RVUCOM Hosts Live Antarctica Video Teleconference

(At left: Video teleconference attendees get an in-depth look at the McMurdo Base in Antarctica.)

In September, the Rocky Vista University College of Osteopathic Medicine (RVUCOM) Rural and Wilderness Medicine Department hosted a live video teleconference with the McMurdo Base in Antarctica. RVU students, faculty and staff attended the event, along with participants watching from their computers, as the live video was broadcast online. The teleconference started with an in-depth presentation, “Medical Challenges in Antarctica,” provided by Douglas H. Freer, MD, DPM, MPH, Medical Director for Raytheon Polar Services.  Dr. Freer spoke about the challenges medical professionals face working in a harsh and remote location, and provided an overview of the McMurdo Base, the largest of the three primary American-staffed bases in Antarctica. A crew of seven medical professionals who live on the McMurdo Base held an interactive question-and-answer session with RVUCOM students and other students viewing the teleconference online.

The teleconference was made possible by the National Science Foundation and Raytheon Polar Services and arranged by Dr. Freer and Thomas Told, DO, Assistant Dean of Clinical Education and Rural and Wilderness Medicine Department Chair at RVUCOM. The Rural and Wilderness Medicine Track is a specialized educational track created for students to enhance the focus of their medical education and to prepare them to serve the health care needs of patients in rural or wilderness environments that may lack major medical support systems.
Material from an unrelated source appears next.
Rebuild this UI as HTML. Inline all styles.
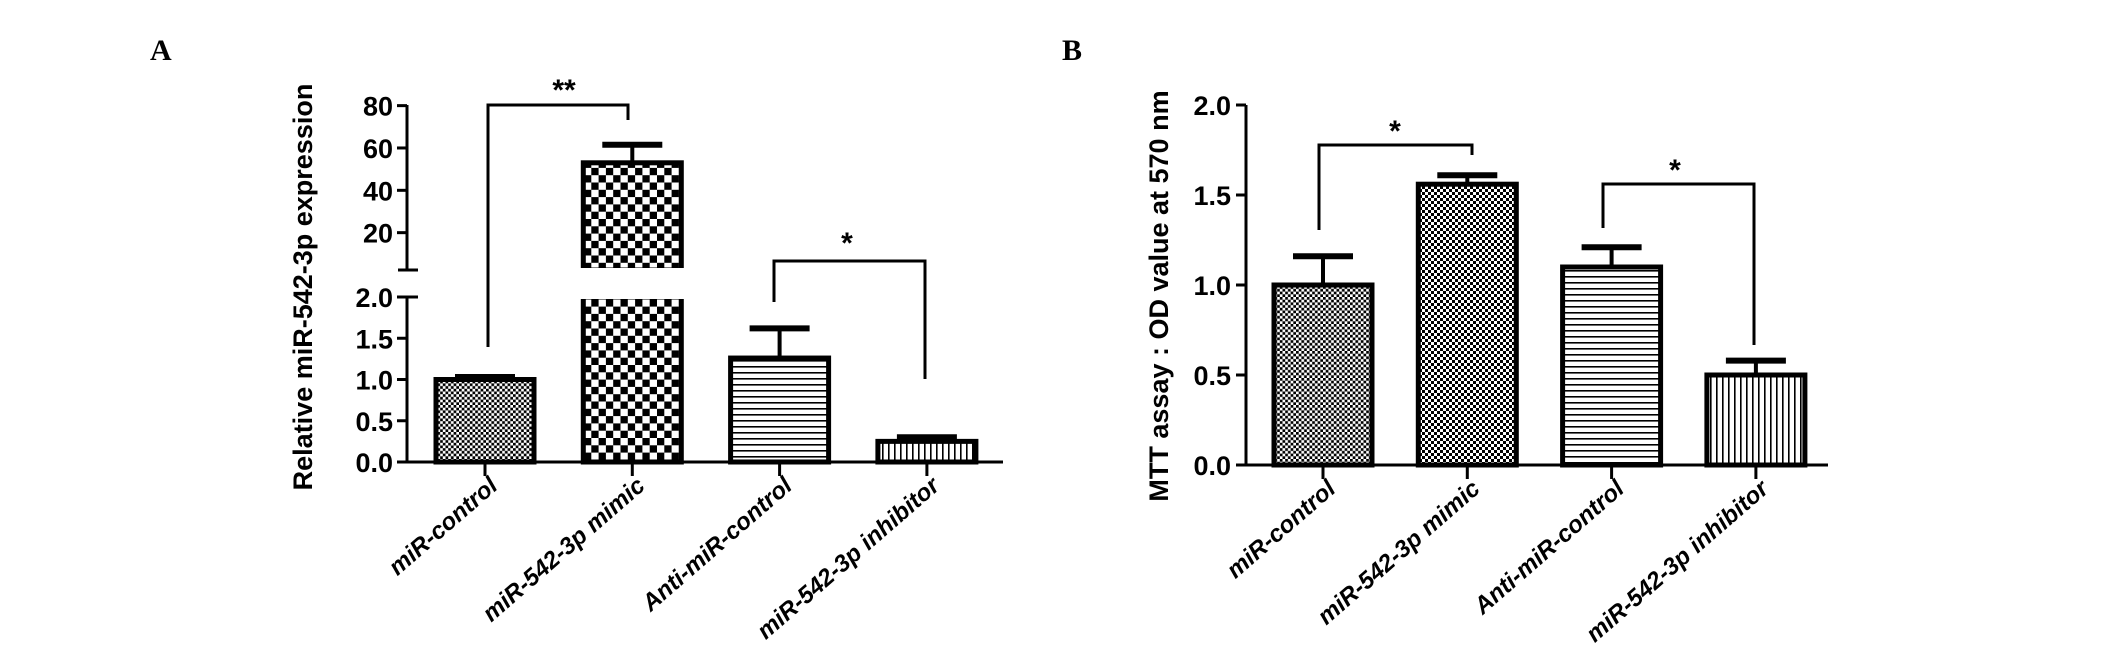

VCOM Dean Recognized by Virginia Secretary of Health

Edward Via College of Osteopathic Medicine Executive Vice President and Dean Dixie Tooke-Rawlins, DO, was recently recognized by Virginia Secretary of Health and Human Resources Bill Hazel (shown with Dr. Tooke-Rawlins at left) for being selected Educator of the Year by the American Osteopathic Foundation. In receiving the award, Dr. Rawlins said to the many state leaders in attendance, “Our mission is to improve the health status of the communities we serve by training physicians for rural Virginia and rural Appalachia.” 

WVSOM Raises Money for Breast Cancer Research with Pink Treadmill

The West Virginia School of Osteopathic Medicine (WVSOM) took part in National Breast Cancer Awareness month in October by encouraging people to log miles on a new pink treadmill. Cybex, manufacturer of the pink treadmill, donated 10 cents for every mile logged during October to the Breast Cancer Research Foundation. To reach WVSOM’s goal of raising $10,000, teams of students, faculty, staff and the Robert C. Byrd clinic staff were formed. Money was also raised for the Susan G. Komen for the Cure by raffling a gift basket filled with breast cancer awareness items. WVSOM President Michael Adelman, DO, JD, said that the school “is very excited to be the first in the state to have this pink treadmill and participate in the annual Pink Ribbon Run campaign. It is always important to support breast cancer research and work toward finding a cure.”

WesternU Appoints Dean of Graduate College of Biomedical Sciences

Western University of Health Sciences officials have announced the appointment of Michel Baudry, PhD, to Dean of the Graduate College of Biomedical Sciences, effective in January 2012. He most recently served as professor of biological sciences, neurology and biomedical engineering at the University of Southern California. Dr. Baudry graduated from the prestigious ECole Polytechnique in Paris and obtained a doctorate in biochemistry at the University of Paris VII. He has served on the faculty at the University of California, Irvine (UCI), where he collaborated on the development of a biochemical theory for learning and memory that remains one of the most widely accepted theories in the field.